[Given material]:
--- Start ---

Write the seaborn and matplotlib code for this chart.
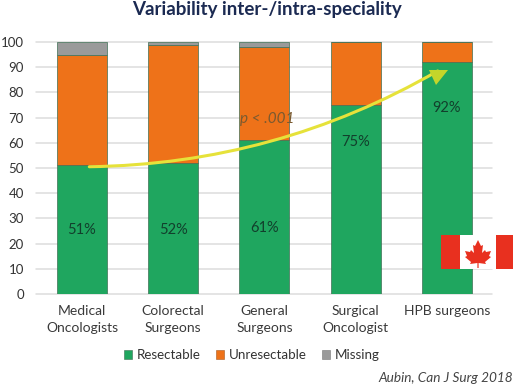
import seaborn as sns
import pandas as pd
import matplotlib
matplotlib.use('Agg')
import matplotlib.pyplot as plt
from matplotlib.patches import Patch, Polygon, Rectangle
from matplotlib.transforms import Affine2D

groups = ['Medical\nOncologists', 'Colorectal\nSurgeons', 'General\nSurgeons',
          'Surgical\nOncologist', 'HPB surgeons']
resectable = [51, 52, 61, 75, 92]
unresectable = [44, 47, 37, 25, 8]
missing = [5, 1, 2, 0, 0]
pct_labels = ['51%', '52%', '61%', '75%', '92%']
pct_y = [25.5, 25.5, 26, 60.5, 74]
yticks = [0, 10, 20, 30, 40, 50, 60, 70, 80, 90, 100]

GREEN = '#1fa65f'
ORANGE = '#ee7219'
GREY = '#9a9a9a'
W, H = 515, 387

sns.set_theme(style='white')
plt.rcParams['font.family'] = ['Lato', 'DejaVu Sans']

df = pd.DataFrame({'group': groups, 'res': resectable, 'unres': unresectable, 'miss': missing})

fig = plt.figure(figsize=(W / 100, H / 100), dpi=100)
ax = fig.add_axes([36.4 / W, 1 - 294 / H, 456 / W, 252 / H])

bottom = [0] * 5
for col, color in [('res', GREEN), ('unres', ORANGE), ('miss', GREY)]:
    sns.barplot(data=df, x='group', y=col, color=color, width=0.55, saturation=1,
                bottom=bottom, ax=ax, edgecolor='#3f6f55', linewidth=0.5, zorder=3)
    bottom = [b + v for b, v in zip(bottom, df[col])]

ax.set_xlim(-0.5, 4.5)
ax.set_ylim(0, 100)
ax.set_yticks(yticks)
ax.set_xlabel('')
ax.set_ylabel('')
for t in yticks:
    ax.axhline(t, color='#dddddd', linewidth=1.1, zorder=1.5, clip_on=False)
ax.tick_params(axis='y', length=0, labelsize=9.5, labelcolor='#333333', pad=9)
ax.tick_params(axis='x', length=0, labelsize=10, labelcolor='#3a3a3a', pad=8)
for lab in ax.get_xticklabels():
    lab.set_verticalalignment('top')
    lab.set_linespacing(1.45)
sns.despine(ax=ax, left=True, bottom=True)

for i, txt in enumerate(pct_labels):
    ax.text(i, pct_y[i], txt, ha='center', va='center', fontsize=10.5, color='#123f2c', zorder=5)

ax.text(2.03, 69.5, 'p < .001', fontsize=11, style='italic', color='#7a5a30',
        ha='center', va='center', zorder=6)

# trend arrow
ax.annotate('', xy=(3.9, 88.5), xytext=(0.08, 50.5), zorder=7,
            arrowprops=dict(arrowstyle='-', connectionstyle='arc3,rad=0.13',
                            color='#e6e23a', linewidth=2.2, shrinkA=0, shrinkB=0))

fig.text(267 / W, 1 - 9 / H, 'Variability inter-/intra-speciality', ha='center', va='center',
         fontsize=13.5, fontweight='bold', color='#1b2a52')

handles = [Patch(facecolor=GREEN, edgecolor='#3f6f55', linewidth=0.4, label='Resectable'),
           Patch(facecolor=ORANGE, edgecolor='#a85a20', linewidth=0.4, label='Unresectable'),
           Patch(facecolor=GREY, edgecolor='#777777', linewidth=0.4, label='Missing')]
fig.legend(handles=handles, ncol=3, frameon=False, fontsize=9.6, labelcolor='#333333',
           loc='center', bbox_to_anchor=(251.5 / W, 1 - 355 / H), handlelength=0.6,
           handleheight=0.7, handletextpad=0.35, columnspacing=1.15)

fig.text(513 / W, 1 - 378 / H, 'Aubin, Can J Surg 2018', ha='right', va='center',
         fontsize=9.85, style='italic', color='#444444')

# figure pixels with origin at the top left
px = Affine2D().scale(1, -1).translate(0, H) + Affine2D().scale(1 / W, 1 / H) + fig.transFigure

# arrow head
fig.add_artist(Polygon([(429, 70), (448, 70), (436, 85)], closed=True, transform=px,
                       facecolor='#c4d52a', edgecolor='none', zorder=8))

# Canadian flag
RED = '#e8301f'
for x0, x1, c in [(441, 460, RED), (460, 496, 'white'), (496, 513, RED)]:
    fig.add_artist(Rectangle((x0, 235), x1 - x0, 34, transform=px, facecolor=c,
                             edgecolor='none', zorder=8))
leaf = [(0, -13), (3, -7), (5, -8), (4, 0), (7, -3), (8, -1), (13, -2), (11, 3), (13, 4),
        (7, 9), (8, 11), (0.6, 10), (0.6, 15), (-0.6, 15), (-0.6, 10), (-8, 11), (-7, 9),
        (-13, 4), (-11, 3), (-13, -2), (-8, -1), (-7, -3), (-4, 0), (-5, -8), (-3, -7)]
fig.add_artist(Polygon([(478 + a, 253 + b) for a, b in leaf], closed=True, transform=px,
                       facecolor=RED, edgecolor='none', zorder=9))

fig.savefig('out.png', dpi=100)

--- End ---

[Task description]:
Gather and copy every line of the data in which the string "seaborn" is found.

[Exercise answer]:
Write the seaborn and matplotlib code for this chart.
import seaborn as sns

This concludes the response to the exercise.